- Interactive map
- Coordinates: 51°16′24″N 0°31′20″E﻿ / ﻿51.2734°N 0.5221°E
- Sovereign state: United Kingdom
- Country: England
- Region: South East
- Ceremonial county: Kent

Government
- • Type: Unitary authority
- • Body: West Kent Council

Area
- • Total: 515 sq mi (1,334 km^{2})

Population (2024 estimate)
- • Total: 567,062
- Time zone: UTC+0 (GMT)
- • Summer (DST): UTC+1 (BST)

= West Kent =

West Kent is expected to be a unitary authority area in Kent, England. It was planned to be formed on 1 April 2028. The largest settlement will be Maidstone, the county town of Kent, and it will also include Tunbridge Wells, Tonbridge, Sevenoaks, Ditton, and Swanley.

It will be formed from the Maidstone, Sevenoaks, Tonbridge and Malling and Tunbridge Wells districts.

Maidstone, Tunbridge Wells and Tonbridge are currently unparished, and the rest of the area is parished. The area has a 2024 estimated population of 567,062. Plans to create it were halted in September 2026 and the first election was cancelled.

== History ==

=== Pre-21st century ===

Under different boundaries, defined as the area west of the River Medway, West Kent was a traditional subdivision of Kent. It was advocated by the Association of the Men of Kent and Kentish Men, an organisation formed in 1913. The division may have risen from the ethnic differences approximately 1,500 years ago between the Jutish settlement of the east of the county and the Saxon presence in the west, although its origins are somewhat obscure. Residents of the traditional East Kent are called 'Men (or Maids) of Kent', as opposed to residents of West Kent, who are known as 'Kentish Men' or 'Kentish Maids'.

According to the BBC, a few hundred years later, it appears that the Men of Kent resisted William the Conqueror more stoutly than the Kentish Men, who surrendered.

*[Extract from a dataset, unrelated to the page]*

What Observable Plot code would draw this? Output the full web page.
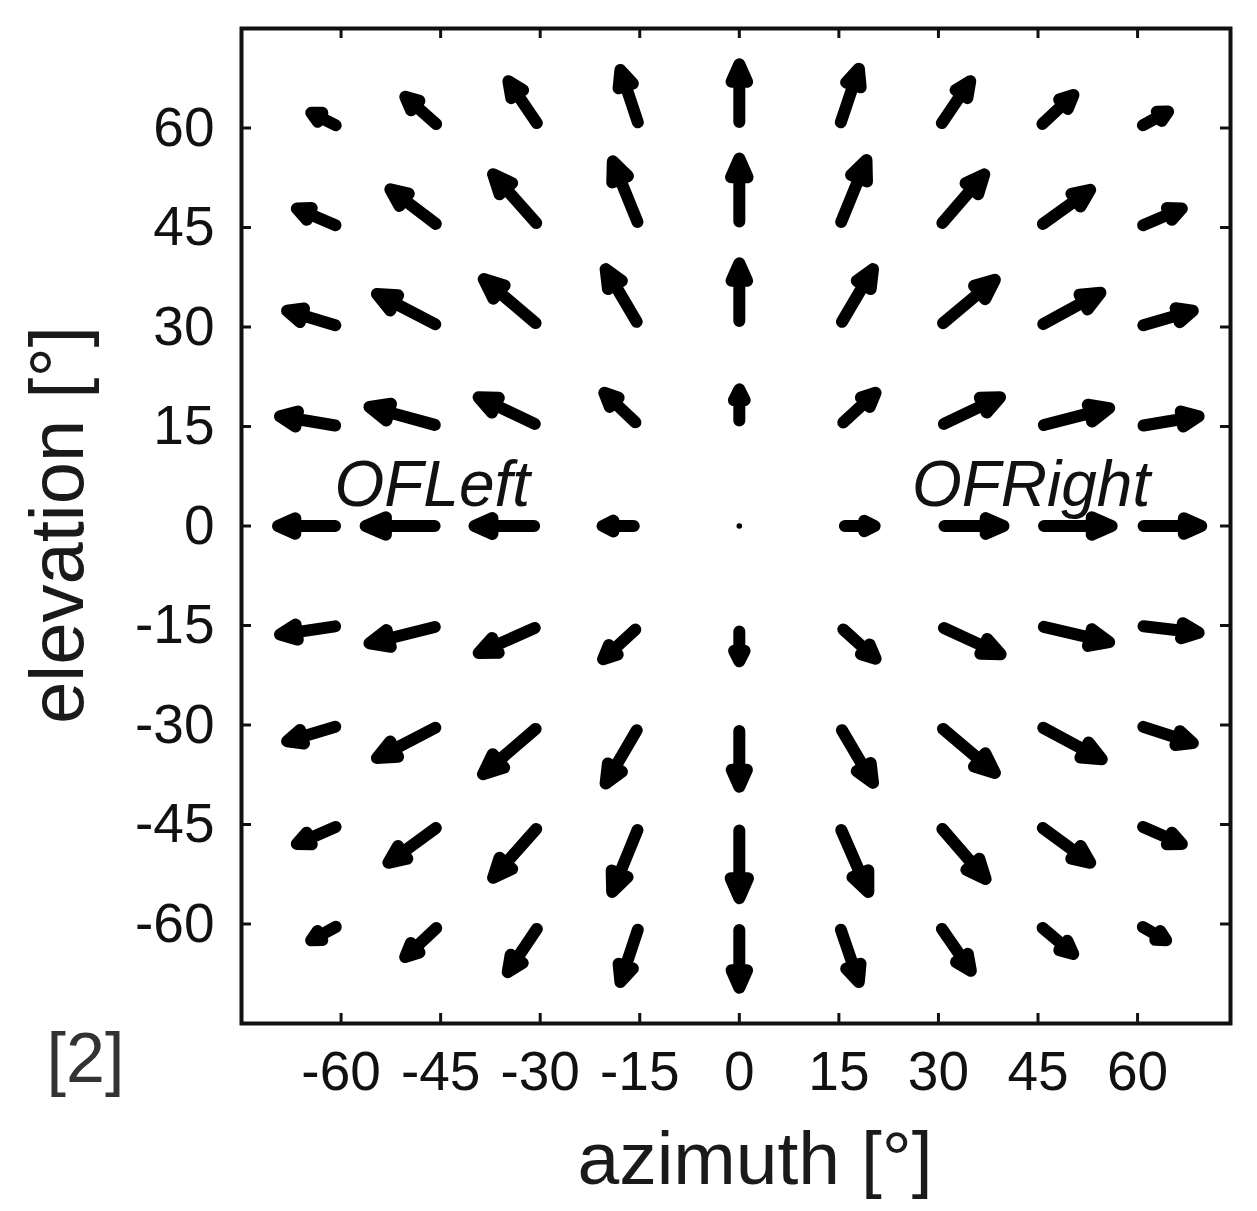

West Kent had its own Quarter Sessions based in Maidstone until 1814, when the administrations of East and West Kent were merged. The West Kent Quarter Sessions Division consisted of the Lathe of Aylesford, the Lathe of Sutton-at-Hone and the lower division of the Lathe of Scray.

=== 21st century ===
The modern West Kent was first formed by proposals brought by Kent district councils as part of structural changes to local government in England which began in 2024. Prior to the local government reform, most of Kent had a two-tier system where Kent County Council and would provide local services.

Following the 2024 Devolution White Paper, the ruling Labour Party announced that the government would seek to establish unitary authorities in the remaining two-tier areas including Kent. In February 2025, the government wrote to the local authorities in Kent asking them to submit proposals for two-tier areas under the Local Government and Public Involvement in Health Act 2007. A West Kent district was included in all the proposals brought forward by district councils while a single-unitary option merging Kent and Medway was supported by the county council.

Option 4b, with the boundaries as planned, was selected by the government in July 2026. The alternative proposal for four unitaries and the proposals for a single unitary, or three or five unitaries were not accepted. The district councils in West Kent all supported Option 3a, which would also have been the district established on its planned boundaries.

In September 2026, the Kent proposals were withdrawn by the government in light of new government advice. The first election in 2027 election was cancelled.

==Governance==
It will be run by West Kent Council, which will comprise 84 councillors.